Avec l’article 8 du projet de loi ordinaire, nous abordons la disposition dont la portée est sans aucun doute la plus grave, car elle touche finalement aux principes et aux conditions mêmes d’existence et d’épanouissement d’une société démocratique.
En effet, non seulement ce projet de loi tend à organiser, sur le seul fondement d’une décision arbitraire du Président de la République, la dépendance économique de l’audiovisuel public vis-à-vis de l’État, ce à quoi la commission Copé s’était d’ailleurs plus ou moins pliée, mais encore il impose la subordination des dirigeants de la radio et de la télévision publiques au gouvernement en place en prévoyant que ces derniers seront choisis par le chef de l’État.
Je le rappelle, la commission Copé avait écarté cette hypothèse, car elle estimait qu’il était nécessaire de conserver à France Télévisions « sa spécificité que le Conseil constitutionnel a eu l’occasion de réaffirmer ».
Mme Blandin a eu raison de rappeler la position qu’avait adoptée la commission des affaires culturelles du Sénat, alors présidée par Jacques Valade, sur la nécessité de désigner de manière plus démocratique qu’aujourd’hui le président de France Télévisions.

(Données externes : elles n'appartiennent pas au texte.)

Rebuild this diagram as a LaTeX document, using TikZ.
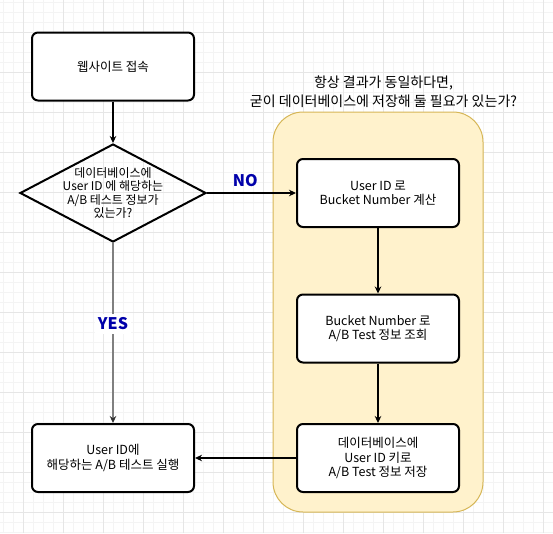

Comme nous, elle jugeait que son mode de désignation actuel était non seulement perfectible, mais encore hypocrite.
Au lieu de progresser sur la voie de la démocratie, on revient en arrière.
Cette disposition, le Président Sarkozy l’a voulue au mépris d’un des principes les plus essentiels de la démocratie, la liberté de la presse, qui, dans une société moderne, n’est rien sans son indispensable corollaire, l’indépendance des médias.
Si cette disposition est intrinsèquement grave, c’est que, pour citer Pierre Rosanvallon, intellectuel qui s’est exprimé récemment sur les atteintes que le gouvernement actuel portent aux libertés civiles et politiques : « La liberté de la presse n’est pas simplement une liberté individuelle […]. Elle est une composante structurante de la vie démocratique. Elle participe du fonctionnement même de la démocratie. Elle est ainsi à la fois une liberté publique, un bien collectif et un rouage démocratique. »
En voulant institutionnaliser la subordination à son autorité des dirigeants des sociétés publiques de radio et de télévision, le Président de la République ignore délibérément, comme certains le font dans le présent débat, la spécificité de ces entreprises, que reconnaissait la commission Copé.
Je laisse à nouveau la parole à Pierre Rosanvallon : « Dans le débat actuel sur la nomination des présidents de l’audiovisuel public, il y a une [...] précision qu’il est essentiel d’opérer : il faut bien distinguer les conditions de gestion d’un bien public conflictuel – un bien dont la présomption de gestion partisane détruit le caractère public – et celles de la direction d’une entreprise publique – déterminée par des catégories d’ordre gestionnaire. C’est pour cela que nommer un président de chaîne de télévision n’est pas de même nature que nommer le président d’une entreprise ferroviaire. Il faut ainsi dénoncer la rhétorique qui entretient cette confusion. De même qu’il faut dénoncer la confusion parallèle entre la notion de décision politique et celle de nomination à une fonction de gestion d’un bien public conflictuel. Un pouvoir élu est évidemment toujours fondé à prendre une décision politique. Il a été élu pour cela, pour trancher entre des options différentes, faire des choix. Prendre parti est en la matière de l’essence même de sa mission et de l’exercice de sa responsabilité – qui sera sanctionnée par une éventuelle tentative de réélection. Mais il y a des domaines où il faut au contraire s’abstraire de cette logique. Ne pas le reconnaître, ce serait finir par justifier le droit à épurer librement l’administration et rompre avec la notion même de service public. »
Pierre Rosanvallon a précisé les termes du débat. Il s’agit non pas d’un débat manichéen, mais d’un débat qui est plus profond que celui qui s’est instauré au Sénat. J’appelle chacun à relever cette contradiction. Il faut aller plus loin, ne plus considérer qu’il est normal que le pouvoir politique nomme le responsable d’un média audiovisuel comme il nomme le président de la SNCF.